§ WHAT YOU ARE ASKED TO DO
Within the data that follows, set down exactly the lines from the one containing "Generate a web" through the one containing "30, 40, 50];", both ends included.

__________________________________________________

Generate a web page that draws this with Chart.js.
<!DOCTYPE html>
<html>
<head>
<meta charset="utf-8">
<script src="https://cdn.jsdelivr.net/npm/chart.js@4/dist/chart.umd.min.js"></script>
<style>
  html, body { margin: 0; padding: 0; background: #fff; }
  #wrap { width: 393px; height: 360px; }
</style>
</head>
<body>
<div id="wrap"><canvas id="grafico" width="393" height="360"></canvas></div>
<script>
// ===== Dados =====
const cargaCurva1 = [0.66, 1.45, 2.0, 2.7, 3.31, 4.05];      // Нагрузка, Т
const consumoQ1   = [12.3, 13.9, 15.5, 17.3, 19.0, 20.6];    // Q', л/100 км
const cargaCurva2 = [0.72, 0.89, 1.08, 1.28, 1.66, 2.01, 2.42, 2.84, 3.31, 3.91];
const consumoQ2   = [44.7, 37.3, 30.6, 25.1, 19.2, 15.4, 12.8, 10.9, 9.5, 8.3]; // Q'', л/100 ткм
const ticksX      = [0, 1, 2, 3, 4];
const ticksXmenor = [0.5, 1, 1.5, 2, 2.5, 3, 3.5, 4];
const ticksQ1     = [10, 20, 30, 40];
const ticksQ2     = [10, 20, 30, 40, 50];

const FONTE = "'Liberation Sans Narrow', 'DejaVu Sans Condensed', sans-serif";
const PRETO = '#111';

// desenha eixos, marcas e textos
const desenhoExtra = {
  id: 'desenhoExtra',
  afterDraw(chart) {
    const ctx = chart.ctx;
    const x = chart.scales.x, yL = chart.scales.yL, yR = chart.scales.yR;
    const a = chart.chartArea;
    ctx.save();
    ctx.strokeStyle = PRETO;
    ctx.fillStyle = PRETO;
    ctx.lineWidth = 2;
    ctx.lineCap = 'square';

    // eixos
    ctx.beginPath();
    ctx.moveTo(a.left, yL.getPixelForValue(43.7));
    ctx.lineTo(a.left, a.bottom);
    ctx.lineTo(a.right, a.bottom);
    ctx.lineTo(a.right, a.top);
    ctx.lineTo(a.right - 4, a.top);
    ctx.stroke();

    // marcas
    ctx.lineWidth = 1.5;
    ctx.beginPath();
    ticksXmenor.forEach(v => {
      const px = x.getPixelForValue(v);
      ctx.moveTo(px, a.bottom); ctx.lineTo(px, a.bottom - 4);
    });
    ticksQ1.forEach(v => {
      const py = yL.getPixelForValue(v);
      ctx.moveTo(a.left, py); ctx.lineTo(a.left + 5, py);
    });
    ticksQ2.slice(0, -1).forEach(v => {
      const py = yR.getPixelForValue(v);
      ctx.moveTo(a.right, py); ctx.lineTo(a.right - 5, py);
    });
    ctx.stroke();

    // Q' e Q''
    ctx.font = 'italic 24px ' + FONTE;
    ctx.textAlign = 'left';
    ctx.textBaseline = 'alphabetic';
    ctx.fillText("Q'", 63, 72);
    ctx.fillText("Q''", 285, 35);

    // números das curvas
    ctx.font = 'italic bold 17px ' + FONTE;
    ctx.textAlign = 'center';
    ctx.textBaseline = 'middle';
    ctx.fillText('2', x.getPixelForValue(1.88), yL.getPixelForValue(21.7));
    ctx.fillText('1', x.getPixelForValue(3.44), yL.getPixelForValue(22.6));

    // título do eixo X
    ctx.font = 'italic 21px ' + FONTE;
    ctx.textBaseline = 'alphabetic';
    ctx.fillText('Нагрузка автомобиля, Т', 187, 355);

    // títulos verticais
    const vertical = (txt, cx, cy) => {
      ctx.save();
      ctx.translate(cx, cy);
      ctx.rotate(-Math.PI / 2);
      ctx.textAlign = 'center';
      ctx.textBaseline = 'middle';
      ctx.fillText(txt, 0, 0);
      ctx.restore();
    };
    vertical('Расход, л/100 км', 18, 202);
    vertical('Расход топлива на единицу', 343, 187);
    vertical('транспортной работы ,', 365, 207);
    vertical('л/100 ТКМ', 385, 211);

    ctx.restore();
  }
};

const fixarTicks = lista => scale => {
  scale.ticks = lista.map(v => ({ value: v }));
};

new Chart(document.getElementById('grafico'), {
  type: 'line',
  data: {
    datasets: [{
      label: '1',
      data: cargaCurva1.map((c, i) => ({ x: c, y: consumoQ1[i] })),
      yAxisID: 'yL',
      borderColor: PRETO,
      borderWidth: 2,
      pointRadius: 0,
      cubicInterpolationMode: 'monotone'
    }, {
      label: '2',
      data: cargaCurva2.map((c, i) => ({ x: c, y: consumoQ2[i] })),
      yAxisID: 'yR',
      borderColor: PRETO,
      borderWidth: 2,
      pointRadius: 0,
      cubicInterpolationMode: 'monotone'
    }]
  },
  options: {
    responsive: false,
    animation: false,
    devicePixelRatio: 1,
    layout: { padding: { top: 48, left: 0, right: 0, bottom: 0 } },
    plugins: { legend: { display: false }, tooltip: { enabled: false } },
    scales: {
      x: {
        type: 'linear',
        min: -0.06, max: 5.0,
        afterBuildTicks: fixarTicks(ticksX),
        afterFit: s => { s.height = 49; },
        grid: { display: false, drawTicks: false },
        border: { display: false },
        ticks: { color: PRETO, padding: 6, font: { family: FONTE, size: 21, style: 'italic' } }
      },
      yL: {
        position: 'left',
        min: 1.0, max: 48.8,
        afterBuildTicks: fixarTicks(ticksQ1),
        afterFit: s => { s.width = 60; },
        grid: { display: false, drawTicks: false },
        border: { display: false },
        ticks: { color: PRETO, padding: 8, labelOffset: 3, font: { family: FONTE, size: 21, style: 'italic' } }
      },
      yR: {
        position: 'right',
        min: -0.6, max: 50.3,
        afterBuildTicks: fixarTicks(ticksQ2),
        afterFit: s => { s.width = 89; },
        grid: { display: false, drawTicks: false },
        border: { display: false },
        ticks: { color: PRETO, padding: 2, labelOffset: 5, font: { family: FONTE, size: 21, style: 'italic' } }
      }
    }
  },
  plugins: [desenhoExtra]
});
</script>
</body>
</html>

__________________________________________________

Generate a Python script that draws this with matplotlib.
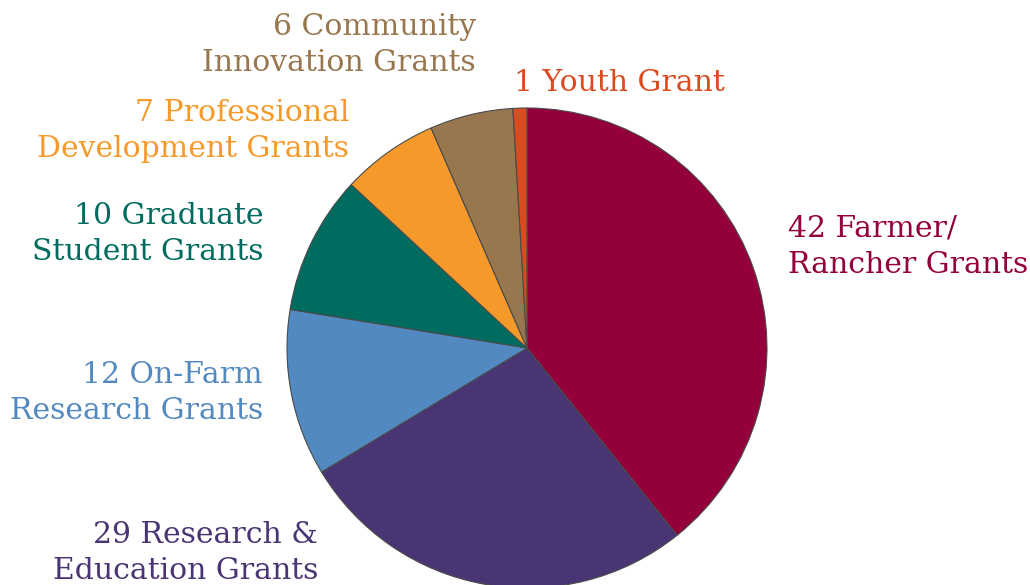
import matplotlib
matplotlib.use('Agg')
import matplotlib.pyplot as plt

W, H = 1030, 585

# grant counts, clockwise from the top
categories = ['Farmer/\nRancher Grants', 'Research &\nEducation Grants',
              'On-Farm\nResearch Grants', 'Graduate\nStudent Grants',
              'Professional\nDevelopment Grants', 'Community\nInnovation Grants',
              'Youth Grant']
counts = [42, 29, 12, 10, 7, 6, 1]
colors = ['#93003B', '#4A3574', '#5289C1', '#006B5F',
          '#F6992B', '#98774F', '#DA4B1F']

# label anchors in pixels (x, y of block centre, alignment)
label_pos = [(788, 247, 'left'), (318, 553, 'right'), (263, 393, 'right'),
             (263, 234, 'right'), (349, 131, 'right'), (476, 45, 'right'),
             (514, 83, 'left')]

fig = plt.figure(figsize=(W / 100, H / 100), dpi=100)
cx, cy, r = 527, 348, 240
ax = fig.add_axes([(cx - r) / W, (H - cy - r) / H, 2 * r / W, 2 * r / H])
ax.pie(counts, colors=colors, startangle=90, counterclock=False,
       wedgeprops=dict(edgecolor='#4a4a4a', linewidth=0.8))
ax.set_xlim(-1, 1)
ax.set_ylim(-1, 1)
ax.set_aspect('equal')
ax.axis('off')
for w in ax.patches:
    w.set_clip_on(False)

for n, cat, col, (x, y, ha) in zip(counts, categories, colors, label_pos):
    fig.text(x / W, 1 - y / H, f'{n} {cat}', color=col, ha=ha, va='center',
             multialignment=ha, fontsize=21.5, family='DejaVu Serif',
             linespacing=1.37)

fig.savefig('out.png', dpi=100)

__________________________________________________

§ THE RESPONSE
Generate a web page that draws this with Chart.js.
<!DOCTYPE html>
<html>
<head>
<meta charset="utf-8">
<script src="https://cdn.jsdelivr.net/npm/chart.js@4/dist/chart.umd.min.js"></script>
<style>
  html, body { margin: 0; padding: 0; background: #fff; }
  #wrap { width: 393px; height: 360px; }
</style>
</head>
<body>
<div id="wrap"><canvas id="grafico" width="393" height="360"></canvas></div>
<script>
// ===== Dados =====
const cargaCurva1 = [0.66, 1.45, 2.0, 2.7, 3.31, 4.05];      // Нагрузка, Т
const consumoQ1   = [12.3, 13.9, 15.5, 17.3, 19.0, 20.6];    // Q', л/100 км
const cargaCurva2 = [0.72, 0.89, 1.08, 1.28, 1.66, 2.01, 2.42, 2.84, 3.31, 3.91];
const consumoQ2   = [44.7, 37.3, 30.6, 25.1, 19.2, 15.4, 12.8, 10.9, 9.5, 8.3]; // Q'', л/100 ткм
const ticksX      = [0, 1, 2, 3, 4];
const ticksXmenor = [0.5, 1, 1.5, 2, 2.5, 3, 3.5, 4];
const ticksQ1     = [10, 20, 30, 40];
const ticksQ2     = [10, 20, 30, 40, 50];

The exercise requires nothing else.